##### Recorded information

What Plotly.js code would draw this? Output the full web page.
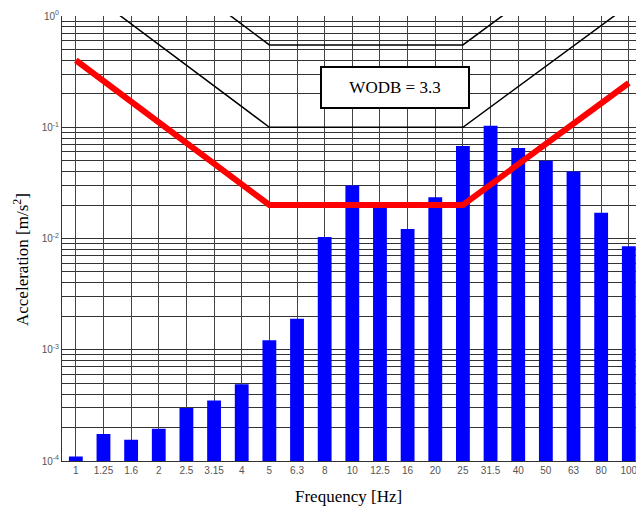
<!DOCTYPE html>
<html>
<head>
<meta charset="utf-8">
<script src="https://cdn.plot.ly/plotly-3.0.1.min.js"></script>
<style>html,body{margin:0;padding:0;background:#fff;}#chart{width:636px;height:508px;}</style>
</head>
<body>
<div id="chart"></div>
<script>
// 1/3-octave band centre frequencies [Hz]
const bands = ['1','1.25','1.6','2','2.5','3.15','4','5','6.3','8','10','12.5','16','20','25','31.5','40','50','63','80','100'];
// measured acceleration per band [m/s²]
const accel = [1.1e-4,1.75e-4,1.55e-4,1.95e-4,3.0e-4,3.5e-4,4.9e-4,1.22e-3,1.9e-3,1.03e-2,3.0e-2,1.9e-2,1.22e-2,2.35e-2,6.8e-2,1.03e-1,6.5e-2,5.0e-2,4.0e-2,1.7e-2,8.5e-3];
// limit curves (break points)
const limitBands = ['1','5','25','100'];
const limitRed = [0.4,0.02,0.02,0.25];
const limitLow = [2.0,0.1,0.1,1.25];
const limitHigh = [11,0.55,0.55,6.9];
// y-axis ticks
const yTickVals = [1e-4,1e-3,1e-2,1e-1,1];
const yTickText = ['10<sup>-4</sup>','10<sup>-3</sup>','10<sup>-2</sup>','10<sup>-1</sup>','10<sup>0</sup>'];
const boxLabel = 'WODB = 3.3';

const serif = 'Liberation Serif, Times New Roman, serif';

const traces = [
  {type:'bar', x:bands, y:accel, marker:{color:'#0000ff', line:{width:0}}, hoverinfo:'x+y'},
  {type:'scatter', mode:'lines', x:limitBands, y:limitLow, line:{color:'#000', width:1.5}},
  {type:'scatter', mode:'lines', x:limitBands, y:limitHigh, line:{color:'#000', width:1.5}},
  {type:'scatter', mode:'lines', x:limitBands, y:limitRed, line:{color:'#ff0000', width:6}}
];

const layout = {
  width:636, height:508,
  margin:{l:62, r:0, t:16, b:47},
  showlegend:false,
  bargap:0.5,
  paper_bgcolor:'#fff', plot_bgcolor:'#fff',
  xaxis:{
    type:'category', range:[-0.5,20.26],
    showgrid:true, gridcolor:'#444', gridwidth:1,
    showline:true, linecolor:'#333', linewidth:1,
    ticks:'', tickfont:{family:'Liberation Sans, Arial', size:10, color:'#555'},
    zeroline:false
  },
  yaxis:{
    type:'log', range:[-4,0],
    tickvals:yTickVals, ticktext:yTickText,
    showgrid:true, gridcolor:'#333', gridwidth:1,
    minor:{dtick:'D1', showgrid:true, gridcolor:'#333', gridwidth:1, ticks:''},
    showline:true, linecolor:'#333', linewidth:1,
    ticks:'', tickfont:{family:'Liberation Sans, Arial', size:10, color:'#555'},
    zeroline:false
  },
  annotations:[
    {xref:'paper', yref:'paper', x:(395-62)/574, y:(461-87.5)/445, xanchor:'center', yanchor:'middle',
     text:boxLabel, showarrow:false, font:{family:serif, size:17, color:'#000'},
     bgcolor:'#fff', bordercolor:'#000', borderwidth:2, width:144, height:37},
    {xref:'paper', yref:'paper', x:(348-62)/574, y:-(496-461)/445, xanchor:'center', yanchor:'middle',
     text:'Frequency [Hz]', showarrow:false, font:{family:serif, size:17, color:'#000'}},
    {xref:'paper', yref:'paper', x:-(62-21)/574, y:(461-260)/445, xanchor:'center', yanchor:'middle', textangle:-90,
     text:'Acceleration [m/s<sup>2</sup>]', showarrow:false, font:{family:serif, size:17, color:'#000'}}
  ]
};

Plotly.newPlot('chart', traces, layout, {displayModeBar:false, staticPlot:true});
</script>
</body>
</html>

##########

What you need to do: Your task is to repeat the material above exactly, without its pictures.

Result of the exercise:
What Plotly.js code would draw this? Output the full web page.
<!DOCTYPE html>
<html>
<head>
<meta charset="utf-8">
<script src="https://cdn.plot.ly/plotly-3.0.1.min.js"></script>
<style>html,body{margin:0;padding:0;background:#fff;}#chart{width:636px;height:508px;}</style>
</head>
<body>
<div id="chart"></div>
<script>
// 1/3-octave band centre frequencies [Hz]
const bands = ['1','1.25','1.6','2','2.5','3.15','4','5','6.3','8','10','12.5','16','20','25','31.5','40','50','63','80','100'];
// measured acceleration per band [m/s²]
const accel = [1.1e-4,1.75e-4,1.55e-4,1.95e-4,3.0e-4,3.5e-4,4.9e-4,1.22e-3,1.9e-3,1.03e-2,3.0e-2,1.9e-2,1.22e-2,2.35e-2,6.8e-2,1.03e-1,6.5e-2,5.0e-2,4.0e-2,1.7e-2,8.5e-3];
// limit curves (break points)
const limitBands = ['1','5','25','100'];
const limitRed = [0.4,0.02,0.02,0.25];
const limitLow = [2.0,0.1,0.1,1.25];
const limitHigh = [11,0.55,0.55,6.9];
// y-axis ticks
const yTickVals = [1e-4,1e-3,1e-2,1e-1,1];
const yTickText = ['10<sup>-4</sup>','10<sup>-3</sup>','10<sup>-2</sup>','10<sup>-1</sup>','10<sup>0</sup>'];
const boxLabel = 'WODB = 3.3';

const serif = 'Liberation Serif, Times New Roman, serif';

const traces = [
  {type:'bar', x:bands, y:accel, marker:{color:'#0000ff', line:{width:0}}, hoverinfo:'x+y'},
  {type:'scatter', mode:'lines', x:limitBands, y:limitLow, line:{color:'#000', width:1.5}},
  {type:'scatter', mode:'lines', x:limitBands, y:limitHigh, line:{color:'#000', width:1.5}},
  {type:'scatter', mode:'lines', x:limitBands, y:limitRed, line:{color:'#ff0000', width:6}}
];

const layout = {
  width:636, height:508,
  margin:{l:62, r:0, t:16, b:47},
  showlegend:false,
  bargap:0.5,
  paper_bgcolor:'#fff', plot_bgcolor:'#fff',
  xaxis:{
    type:'category', range:[-0.5,20.26],
    showgrid:true, gridcolor:'#444', gridwidth:1,
    showline:true, linecolor:'#333', linewidth:1,
    ticks:'', tickfont:{family:'Liberation Sans, Arial', size:10, color:'#555'},
    zeroline:false
  },
  yaxis:{
    type:'log', range:[-4,0],
    tickvals:yTickVals, ticktext:yTickText,
    showgrid:true, gridcolor:'#333', gridwidth:1,
    minor:{dtick:'D1', showgrid:true, gridcolor:'#333', gridwidth:1, ticks:''},
    showline:true, linecolor:'#333', linewidth:1,
    ticks:'', tickfont:{family:'Liberation Sans, Arial', size:10, color:'#555'},
    zeroline:false
  },
  annotations:[
    {xref:'paper', yref:'paper', x:(395-62)/574, y:(461-87.5)/445, xanchor:'center', yanchor:'middle',
     text:boxLabel, showarrow:false, font:{family:serif, size:17, color:'#000'},
     bgcolor:'#fff', bordercolor:'#000', borderwidth:2, width:144, height:37},
    {xref:'paper', yref:'paper', x:(348-62)/574, y:-(496-461)/445, xanchor:'center', yanchor:'middle',
     text:'Frequency [Hz]', showarrow:false, font:{family:serif, size:17, color:'#000'}},
    {xref:'paper', yref:'paper', x:-(62-21)/574, y:(461-260)/445, xanchor:'center', yanchor:'middle', textangle:-90,
     text:'Acceleration [m/s<sup>2</sup>]', showarrow:false, font:{family:serif, size:17, color:'#000'}}
  ]
};

Plotly.newPlot('chart', traces, layout, {displayModeBar:false, staticPlot:true});
</script>
</body>
</html>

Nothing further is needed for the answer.